Implications for Malaysia and beyond
These findings arrive at a pivotal moment for Southeast Asian startup ecosystems. Governments across the region are investing heavily in entrepreneurship infrastructure, incubators and funding programs. Our research suggests that how these resources are deployed matters as much as how much is spent.
Rather than simply flooding startups with resources, support programs might consider designs that maintain productive constraints while providing critical capabilities.
Staged funding releases, capability-building requirements and milestone-based support could preserve the creative pressure that drives innovation while ensuring startups have access to what they genuinely need.
For investors, the constraint paradox suggests that well-resourced start-ups may not always be the safest bets. The hungry start-up operating lean might demonstrate exactly the kind of innovative capability that predicts long-term success.

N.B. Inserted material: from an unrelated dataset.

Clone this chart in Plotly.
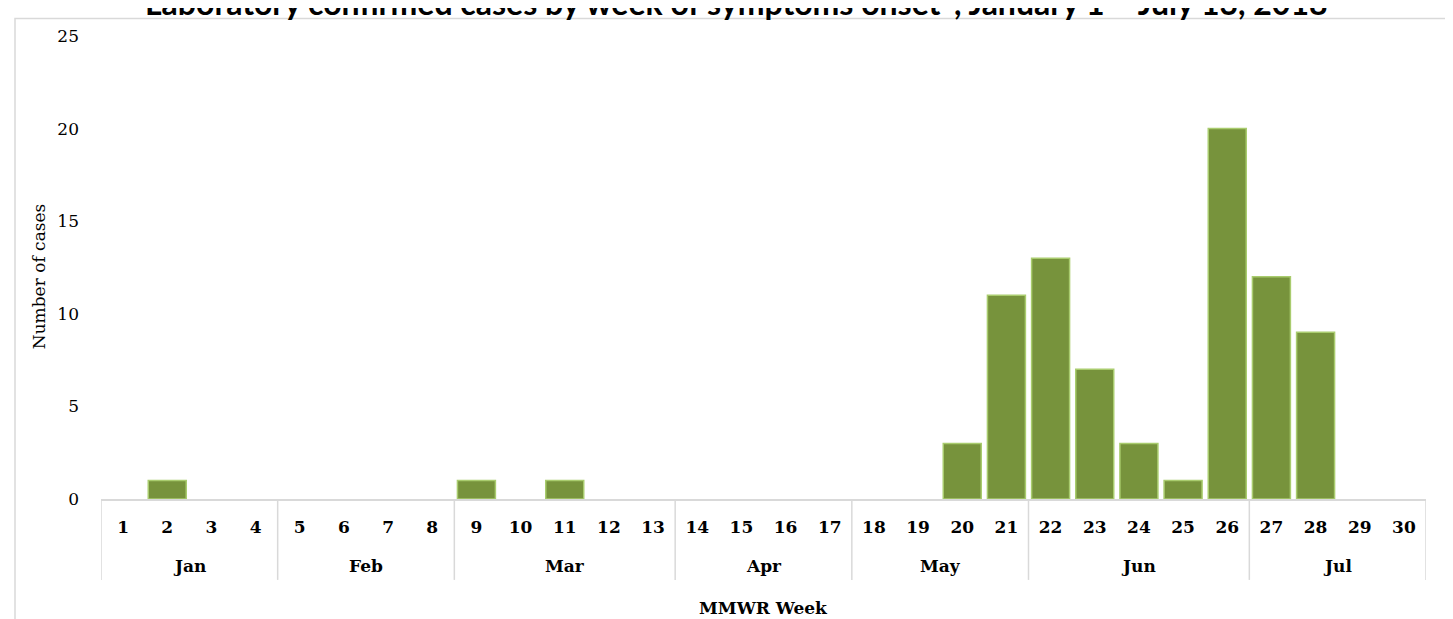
import plotly.graph_objects as go

# ---- data ----
weeks = list(range(1, 31))
cases = [0, 1, 0, 0, 0, 0, 0, 0, 1, 0, 1, 0, 0, 0, 0, 0, 0, 0, 0, 3,
         11, 13, 7, 3, 1, 20, 12, 9, 0, 0]
week_month = (["Jan"] * 4 + ["Feb"] * 4 + ["Mar"] * 5 + ["Apr"] * 4 +
              ["May"] * 4 + ["Jun"] * 5 + ["Jul"] * 4)
title_text = "Laboratory confirmed cases by week of symptoms onset*, January 1 \u2013 July 13, 2018"
y_title = "Number of cases"
x_title = "MMWR Week"

# ---- geometry (pixels) ----
W, H = 1453, 619
PL, PR, PT, PB = 93, 1418, 27.5, 491
ph = PB - PT
pw = PR - PL


def px_y(py):
    return (PB - py) / ph


def px_x(px):
    return (px - PL) / pw


SERIF = "DejaVu Serif"
GRID = "#d9d9d9"

fig = go.Figure()
fig.add_trace(go.Bar(
    x=weeks,
    y=[v if v else None for v in cases],
    marker=dict(color="#77933C", line=dict(color="#A9CC6E", width=1.5)),
    hoverinfo="x+y",
))

shapes = []
annotations = []

# month groups
groups = []
for w, m in zip(weeks, week_month):
    if groups and groups[-1][0] == m:
        groups[-1][2] = w
    else:
        groups.append([m, w, w])

boundaries = [groups[0][1] - 0.5] + [g[2] + 0.5 for g in groups]
for b in boundaries:
    shapes.append(dict(type="line", xref="x", yref="paper", x0=b, x1=b,
                       y0=0, y1=px_y(572), line=dict(color=GRID, width=1.5)))
for m, a, b in groups:
    annotations.append(dict(text="<b>%s</b>" % m, xref="x", yref="paper",
                            x=(a + b) / 2, y=px_y(558), showarrow=False,
                            yanchor="middle",
                            font=dict(family=SERIF, size=17, color="#000")))

# outer chart border
shapes.append(dict(type="rect", xref="paper", yref="paper",
                   x0=px_x(7), x1=px_x(1445), y0=px_y(700), y1=px_y(10),
                   line=dict(color=GRID, width=1.5), layer="below"))

# title (cut off at the top like the reference)
annotations.append(dict(text="<b>%s</b>" % title_text, xref="paper", yref="paper",
                        x=px_x(728), y=px_y(15), yanchor="bottom", xanchor="center",
                        showarrow=False,
                        font=dict(family="Lato", size=32, color="#000")))
# axis titles
annotations.append(dict(text=y_title, xref="paper", yref="paper",
                        x=px_x(31), y=px_y(268), textangle=-90, showarrow=False,
                        xanchor="center", yanchor="middle",
                        font=dict(family=SERIF, size=17, color="#000")))
annotations.append(dict(text="<b>%s</b>" % x_title, xref="paper", yref="paper",
                        x=0.5, y=px_y(600), showarrow=False,
                        xanchor="center", yanchor="middle",
                        font=dict(family=SERIF, size=17, color="#000")))

fig.update_layout(
    width=W, height=H,
    margin=dict(l=PL, r=W - PR, t=PT, b=H - PB, pad=0),
    paper_bgcolor="white", plot_bgcolor="white",
    bargap=0.14, showlegend=False,
    shapes=shapes, annotations=annotations,
    xaxis=dict(range=[0.5, 30.5], tickmode="array", tickvals=weeks,
               ticktext=["<b>%d</b>" % w for w in weeks],
               showgrid=False, zeroline=False, showline=True,
               linecolor=GRID, linewidth=1.5, ticks="",
               ticklabelstandoff=12,
               tickfont=dict(family=SERIF, size=17, color="#000")),
    yaxis=dict(range=[0, 25], dtick=5, showgrid=False, zeroline=False,
               showline=False, ticks="", ticklabelstandoff=21,
               tickfont=dict(family=SERIF, size=17, color="#000")),
)

fig.write_html("out.html")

For founders, our findings offer both caution and encouragement. The caution: Don't assume that raising more money or accessing more support will automatically improve your innovation outcomes. The encouragement: If you're currently struggling with limited resources, you may be building exactly the capabilities that will drive your future success.
A more nuanced approach
The story of startup success is more complex than “give them more resources and watch them grow”. It involves understanding how constraints can catalyse creativity, how dynamic capabilities mediate between resources and outcomes, and how environmental conditions shape what works and what doesn’t.
As startup ecosystems mature across Asia and around the world, this more nuanced understanding becomes essential. The goal isn’t to celebrate struggle or withhold necessary support. It’s to design ecosystems and support structures that help startups build the innovative capabilities they need while maintaining the productive tension that drives creative problem-solving.
The Googles of the startup world didn’t become trillion-dollar companies despite their garage origins. In some ways, they became what they are partly because of them.
This article is based on unpublished research conducted by Nazirul Hazim A. Khalim, Ewilly J.Y. Liew, and Andrei O.J. Kwok at Monash University, Malaysia. The study surveyed 196 startups across Malaysia's entrepreneurial ecosystem, using structural equation modelling to analyse the relationships between resources, dynamic capabilities and startup performance outcomes.